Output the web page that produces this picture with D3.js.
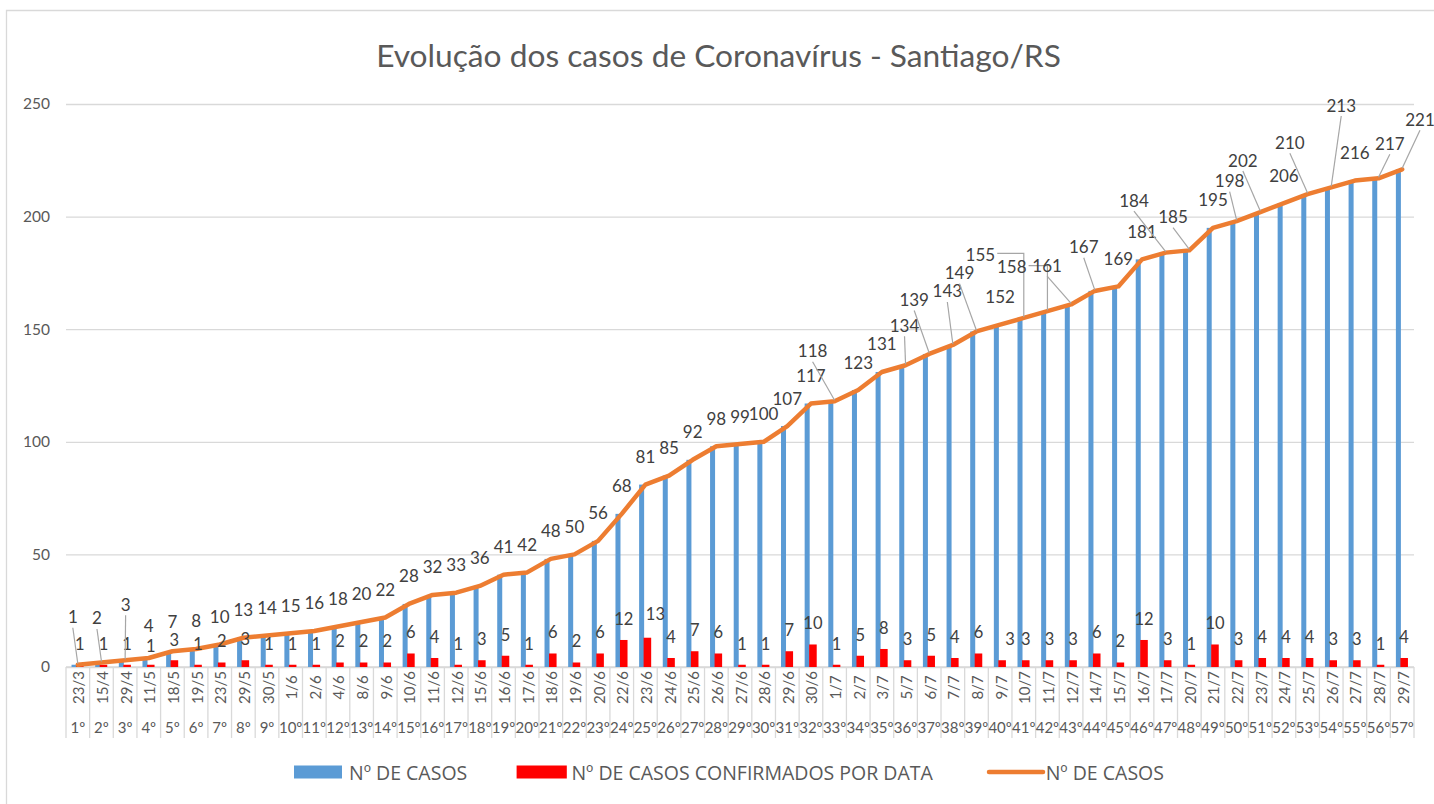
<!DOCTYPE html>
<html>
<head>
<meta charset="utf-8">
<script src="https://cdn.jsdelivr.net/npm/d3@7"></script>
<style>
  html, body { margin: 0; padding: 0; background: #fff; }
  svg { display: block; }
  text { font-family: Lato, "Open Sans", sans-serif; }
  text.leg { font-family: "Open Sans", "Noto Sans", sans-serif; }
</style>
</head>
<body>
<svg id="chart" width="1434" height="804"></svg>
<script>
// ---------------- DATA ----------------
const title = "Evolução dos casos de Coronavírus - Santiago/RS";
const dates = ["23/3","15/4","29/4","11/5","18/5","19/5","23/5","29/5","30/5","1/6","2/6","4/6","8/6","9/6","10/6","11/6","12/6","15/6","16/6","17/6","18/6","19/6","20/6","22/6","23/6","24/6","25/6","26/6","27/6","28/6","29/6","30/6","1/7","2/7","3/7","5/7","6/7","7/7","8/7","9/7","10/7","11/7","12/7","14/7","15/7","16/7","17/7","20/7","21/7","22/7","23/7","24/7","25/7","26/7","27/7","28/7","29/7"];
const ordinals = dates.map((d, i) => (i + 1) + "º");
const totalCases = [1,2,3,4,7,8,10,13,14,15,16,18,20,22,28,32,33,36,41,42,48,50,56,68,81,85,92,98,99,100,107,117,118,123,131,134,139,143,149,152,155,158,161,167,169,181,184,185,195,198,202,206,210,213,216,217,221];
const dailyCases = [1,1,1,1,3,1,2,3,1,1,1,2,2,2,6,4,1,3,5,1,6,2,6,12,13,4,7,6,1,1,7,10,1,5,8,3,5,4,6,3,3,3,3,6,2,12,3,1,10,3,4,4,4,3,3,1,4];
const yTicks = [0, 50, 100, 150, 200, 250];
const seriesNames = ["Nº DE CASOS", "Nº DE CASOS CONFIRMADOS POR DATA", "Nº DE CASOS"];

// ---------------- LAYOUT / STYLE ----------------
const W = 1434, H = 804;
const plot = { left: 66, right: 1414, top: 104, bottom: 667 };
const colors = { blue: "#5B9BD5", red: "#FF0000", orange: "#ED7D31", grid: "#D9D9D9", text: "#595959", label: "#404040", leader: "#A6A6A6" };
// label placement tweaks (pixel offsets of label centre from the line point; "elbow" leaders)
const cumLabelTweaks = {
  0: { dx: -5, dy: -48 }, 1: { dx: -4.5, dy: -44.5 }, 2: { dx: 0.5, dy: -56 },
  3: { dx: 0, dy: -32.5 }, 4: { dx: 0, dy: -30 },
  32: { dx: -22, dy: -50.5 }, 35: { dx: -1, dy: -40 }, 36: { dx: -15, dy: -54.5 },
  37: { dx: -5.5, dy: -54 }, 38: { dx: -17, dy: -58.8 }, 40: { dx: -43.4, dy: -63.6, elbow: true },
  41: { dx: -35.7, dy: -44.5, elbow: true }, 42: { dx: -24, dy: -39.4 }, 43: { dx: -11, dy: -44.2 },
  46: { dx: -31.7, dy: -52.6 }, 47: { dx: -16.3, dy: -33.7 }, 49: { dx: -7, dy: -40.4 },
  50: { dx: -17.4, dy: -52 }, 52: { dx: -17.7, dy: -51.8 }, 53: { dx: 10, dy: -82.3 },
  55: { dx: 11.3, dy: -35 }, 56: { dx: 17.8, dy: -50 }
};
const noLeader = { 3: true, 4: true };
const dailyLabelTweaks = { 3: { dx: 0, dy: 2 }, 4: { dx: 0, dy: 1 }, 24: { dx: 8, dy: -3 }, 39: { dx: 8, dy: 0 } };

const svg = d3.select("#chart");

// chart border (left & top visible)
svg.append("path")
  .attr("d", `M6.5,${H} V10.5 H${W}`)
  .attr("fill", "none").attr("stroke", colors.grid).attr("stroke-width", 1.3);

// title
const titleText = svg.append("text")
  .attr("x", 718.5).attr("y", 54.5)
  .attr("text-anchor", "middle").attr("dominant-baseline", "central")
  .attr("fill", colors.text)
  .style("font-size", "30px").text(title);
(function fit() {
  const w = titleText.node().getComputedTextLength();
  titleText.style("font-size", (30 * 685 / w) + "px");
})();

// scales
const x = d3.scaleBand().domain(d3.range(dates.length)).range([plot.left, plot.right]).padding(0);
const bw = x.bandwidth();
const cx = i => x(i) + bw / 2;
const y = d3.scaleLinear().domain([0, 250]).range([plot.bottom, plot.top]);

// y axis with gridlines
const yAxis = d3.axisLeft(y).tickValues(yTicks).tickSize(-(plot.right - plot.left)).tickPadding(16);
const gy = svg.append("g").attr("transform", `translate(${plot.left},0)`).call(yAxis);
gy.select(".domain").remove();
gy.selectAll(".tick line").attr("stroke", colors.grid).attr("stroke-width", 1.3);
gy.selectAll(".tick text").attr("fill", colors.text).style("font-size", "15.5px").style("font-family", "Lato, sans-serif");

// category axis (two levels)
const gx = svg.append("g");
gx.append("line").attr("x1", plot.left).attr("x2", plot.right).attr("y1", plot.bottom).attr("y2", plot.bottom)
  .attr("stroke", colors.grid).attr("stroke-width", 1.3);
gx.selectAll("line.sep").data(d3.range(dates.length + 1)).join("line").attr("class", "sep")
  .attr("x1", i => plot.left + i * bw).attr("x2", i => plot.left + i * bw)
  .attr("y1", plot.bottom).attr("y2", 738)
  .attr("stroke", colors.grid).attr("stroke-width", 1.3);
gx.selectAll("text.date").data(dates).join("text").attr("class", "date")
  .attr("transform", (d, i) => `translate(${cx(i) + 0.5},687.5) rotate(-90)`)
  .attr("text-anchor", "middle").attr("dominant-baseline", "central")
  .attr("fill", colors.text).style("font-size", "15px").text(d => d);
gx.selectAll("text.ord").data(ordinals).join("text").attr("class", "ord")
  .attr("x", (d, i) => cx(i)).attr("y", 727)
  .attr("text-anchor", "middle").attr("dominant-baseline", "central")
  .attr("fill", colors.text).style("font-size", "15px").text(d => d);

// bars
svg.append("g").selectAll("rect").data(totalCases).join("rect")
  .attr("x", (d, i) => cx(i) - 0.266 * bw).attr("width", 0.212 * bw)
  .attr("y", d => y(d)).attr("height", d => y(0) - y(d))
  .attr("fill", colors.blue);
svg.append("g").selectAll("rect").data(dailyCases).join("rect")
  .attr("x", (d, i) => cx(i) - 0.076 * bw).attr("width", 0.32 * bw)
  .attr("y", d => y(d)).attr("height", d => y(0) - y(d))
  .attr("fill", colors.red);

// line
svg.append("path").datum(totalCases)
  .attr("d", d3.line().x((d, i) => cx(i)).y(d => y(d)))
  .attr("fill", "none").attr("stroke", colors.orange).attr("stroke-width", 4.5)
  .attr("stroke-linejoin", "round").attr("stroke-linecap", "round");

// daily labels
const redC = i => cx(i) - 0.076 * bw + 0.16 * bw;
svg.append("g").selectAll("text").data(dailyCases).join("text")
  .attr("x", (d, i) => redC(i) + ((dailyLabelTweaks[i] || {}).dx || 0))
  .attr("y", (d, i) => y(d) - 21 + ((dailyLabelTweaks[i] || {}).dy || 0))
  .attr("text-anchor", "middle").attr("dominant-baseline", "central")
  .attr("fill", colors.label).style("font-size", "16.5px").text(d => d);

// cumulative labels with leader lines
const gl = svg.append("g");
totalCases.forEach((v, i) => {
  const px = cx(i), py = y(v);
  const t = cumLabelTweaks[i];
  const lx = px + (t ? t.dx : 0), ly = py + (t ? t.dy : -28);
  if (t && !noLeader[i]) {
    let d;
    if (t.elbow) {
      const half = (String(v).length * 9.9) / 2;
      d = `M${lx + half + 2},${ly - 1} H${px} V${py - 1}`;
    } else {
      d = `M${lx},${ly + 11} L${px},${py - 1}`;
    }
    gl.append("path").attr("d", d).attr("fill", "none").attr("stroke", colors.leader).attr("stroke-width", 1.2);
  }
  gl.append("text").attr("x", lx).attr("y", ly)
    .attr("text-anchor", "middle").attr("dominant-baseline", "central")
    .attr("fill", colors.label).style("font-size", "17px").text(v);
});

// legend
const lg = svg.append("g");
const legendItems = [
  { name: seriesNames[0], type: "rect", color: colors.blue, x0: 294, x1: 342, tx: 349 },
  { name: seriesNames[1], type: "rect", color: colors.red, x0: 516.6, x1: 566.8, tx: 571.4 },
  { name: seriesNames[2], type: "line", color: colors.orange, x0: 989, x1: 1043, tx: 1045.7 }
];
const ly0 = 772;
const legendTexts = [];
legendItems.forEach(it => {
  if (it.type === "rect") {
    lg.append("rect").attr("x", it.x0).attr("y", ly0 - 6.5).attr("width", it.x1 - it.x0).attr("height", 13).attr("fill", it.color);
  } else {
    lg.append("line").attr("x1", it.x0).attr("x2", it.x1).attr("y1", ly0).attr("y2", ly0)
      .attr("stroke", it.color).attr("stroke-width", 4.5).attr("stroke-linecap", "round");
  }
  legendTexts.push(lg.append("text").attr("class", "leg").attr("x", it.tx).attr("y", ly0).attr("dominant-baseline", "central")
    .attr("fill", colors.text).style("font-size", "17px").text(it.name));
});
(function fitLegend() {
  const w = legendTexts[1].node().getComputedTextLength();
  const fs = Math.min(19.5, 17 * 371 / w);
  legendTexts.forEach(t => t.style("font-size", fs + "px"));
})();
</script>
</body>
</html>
:::::
• PROBLEM TO SOLVE: Extract every line above containing the word "with".

• RESULT BELOW:
Output the web page that produces this picture with D3.js.
// y axis with gridlines
// cumulative labels with leader lines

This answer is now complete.